Commodity Dependence
Occurs when commodities account for over 60% of a country’s total exports, linked to underdevelopment.
Least Cost Theory
Theory stating that industries should locate near raw materials if they are bulk-reducing, or near markets if they are bulk-gaining.
World-Systems Theory
A theory dividing the global economy into core, periphery, and semi-periphery sectors.
Modernization Theory
A theory that explains the stages through which societies transition from traditional to modern economies.
Primary Sector
Economic sector focused on raw materials and physical labor, such as mining and agriculture.
Secondary Sector
Economic sector focused on manufacturing and industrial activities.
Tertiary Sector
Economic sector focused on services, including retail and banking.
Quaternary Sector
Economic sector focused on knowledge-based activities like IT, education, and R&D.
Quinary Sector
Economic sector involving the highest levels of decision-making in society or economy.
Informal Sector
Economic activities not officially recognized or regulated, often providing no job security.
Formal Sector
Economic activities that are officially recognized, regulated, and taxed by the government.
Break-of-Bulk Point
A location where goods shift from one mode of transportation to another, critical for trade.
Neoliberalism
An economic philosophy advocating for free markets and minimal government intervention in the economy.
Comparative Advantage
Economic principle explaining how countries gain by specializing in goods they produce most efficiently.
Deindustrialization
The decline of industrial activity in a region, often shifting towards services.
Outsourcing
When companies hire external firms or workers to perform functions typically done in-house.
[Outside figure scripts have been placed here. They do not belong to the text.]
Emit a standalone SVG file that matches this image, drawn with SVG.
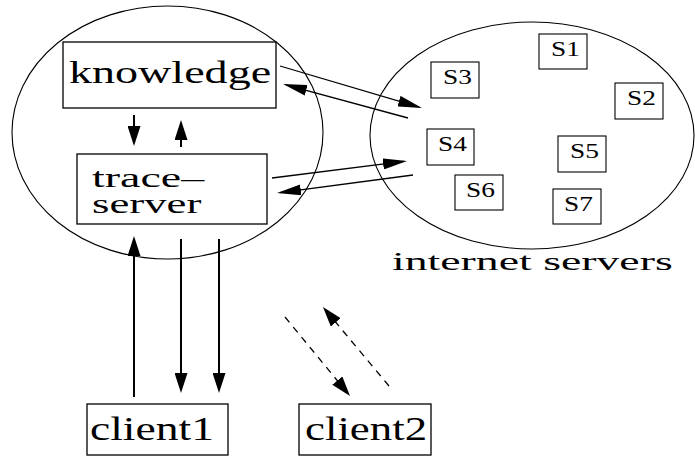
<svg xmlns="http://www.w3.org/2000/svg" width="695" height="457" viewBox="0 0 695 457">
<style>
.ell{fill:none;stroke:#000;stroke-width:1.1}
.box{fill:#fff;stroke:#000;stroke-width:1.3}
.sbox{fill:#fff;stroke:#000;stroke-width:1.1}
.t{font-family:"Liberation Serif","Times New Roman",serif;fill:#000}
.s{font-size:20px}
.v{fill:none;stroke:#000;stroke-width:2}
.d{fill:none;stroke:#000;stroke-width:1.3}
.ds{fill:none;stroke:#000;stroke-width:1.3;stroke-dasharray:7 6}
</style>
<defs>
<marker id="ah" markerUnits="userSpaceOnUse" markerWidth="20" markerHeight="13" viewBox="0 0 20 13" refX="17" refY="6.5" orient="auto">
<path d="M0,0 L20,6.5 L0,13 z" fill="#000"/>
</marker>
<marker id="ah2" markerUnits="userSpaceOnUse" markerWidth="24" markerHeight="11" viewBox="0 0 24 11" refX="21" refY="5.5" orient="auto">
<path d="M0,0 L24,5.5 L0,11 z" fill="#000"/>
</marker>
</defs>
<g id="proxy-region">
<ellipse class="ell" cx="167.5" cy="132.5" rx="155.5" ry="126.5"/>
</g>
<g id="internet-servers">
<ellipse class="ell" cx="532" cy="135.5" rx="162" ry="113.5"/>
<text class="t" font-size="26" transform="translate(392,270) scale(1.76,1)">internet servers</text>
</g>
<g id="knowledge">
<rect class="box" x="63" y="42" width="213" height="66"/>
<text class="t" font-size="32" transform="translate(69,83) scale(1.44,1)">knowledge</text>
</g>
<g id="trace-server">
<rect class="box" x="77" y="154" width="190" height="70"/>
<text class="t" font-size="28" transform="translate(92,187) scale(1.64,1)">trace–</text>
<text class="t" font-size="28" transform="translate(92,213) scale(1.6,1)">server</text>
</g>
<g id="s1"><rect class="sbox" x="539" y="34" width="48" height="35"/><text class="t s" transform="translate(551,56) scale(1.37,1)">S1</text></g>
<g id="s2"><rect class="sbox" x="615" y="83" width="48" height="36"/><text class="t s" transform="translate(627,105) scale(1.37,1)">S2</text></g>
<g id="s3"><rect class="sbox" x="431" y="62" width="48" height="36"/><text class="t s" transform="translate(443,84) scale(1.37,1)">S3</text></g>
<g id="s4"><rect class="sbox" x="427" y="129" width="47" height="36"/><text class="t s" transform="translate(438,151) scale(1.37,1)">S4</text></g>
<g id="s5"><rect class="sbox" x="558" y="136" width="48" height="36"/><text class="t s" transform="translate(570,158) scale(1.37,1)">S5</text></g>
<g id="s6"><rect class="sbox" x="455" y="175" width="48" height="35"/><text class="t s" transform="translate(466,197) scale(1.37,1)">S6</text></g>
<g id="s7"><rect class="sbox" x="553" y="189" width="48" height="35"/><text class="t s" transform="translate(564,211) scale(1.37,1)">S7</text></g>
<g id="client1">
<rect class="box" x="87" y="404" width="141" height="51"/>
<text class="t" font-size="34" transform="translate(90,440) scale(1.34,1)">client1</text>
</g>
<g id="client2">
<rect class="box" x="299" y="404" width="132" height="51"/>
<text class="t" font-size="34" transform="translate(305,440) scale(1.32,1)">client2</text>
</g>
<g id="connectors">
<line class="v" x1="134" y1="115" x2="134" y2="143" marker-end="url(#ah)"/>
<line class="v" x1="181" y1="147" x2="181" y2="123" marker-end="url(#ah)"/>
<line class="v" x1="134" y1="397" x2="134" y2="239" marker-end="url(#ah)"/>
<line class="v" x1="181" y1="239" x2="181" y2="390" marker-end="url(#ah)"/>
<line class="v" x1="219" y1="239" x2="219" y2="390" marker-end="url(#ah)"/>
<line class="d" x1="280" y1="66" x2="419.1" y2="107.1" marker-end="url(#ah2)"/>
<line class="d" x1="408" y1="118" x2="285.9" y2="84.8" marker-end="url(#ah2)"/>
<line class="d" x1="272" y1="178" x2="404" y2="161.4" marker-end="url(#ah2)"/>
<line class="d" x1="413" y1="175" x2="280" y2="192.6" marker-end="url(#ah2)"/>
<line class="ds" x1="285" y1="317" x2="348.1" y2="393.7" marker-end="url(#ah)"/>
<line class="ds" x1="389" y1="386" x2="324.9" y2="309.3" marker-end="url(#ah)"/>
</g>
</svg>
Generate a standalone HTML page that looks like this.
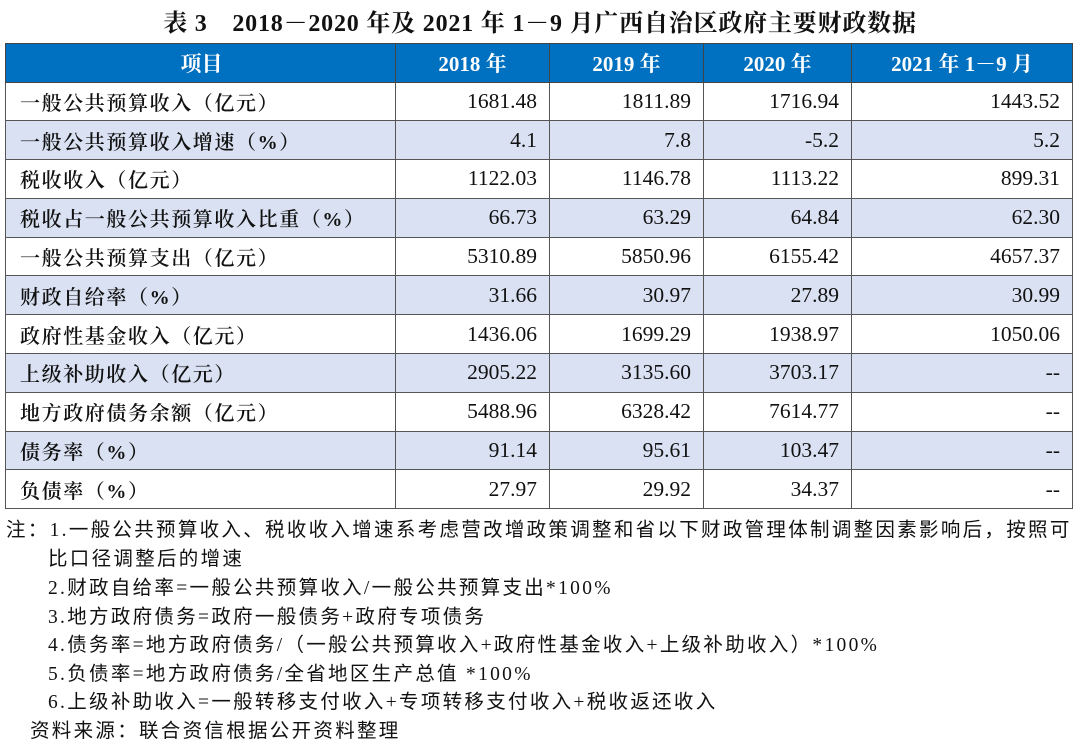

Special Economic Zones (SEZs)
Areas within a country with different laws to attract foreign investment.
Free Trade Zones (FTZs)
Designated areas where goods can be imported and exported without customs duties.
Multiplier Effect
The increase in economic activity that results from an initial investment.
Agglomeration
The clustering of similar or related industries or businesses in a particular area.
Growth Pole
A region or industry that attracts economic development, generating growth for surrounding areas.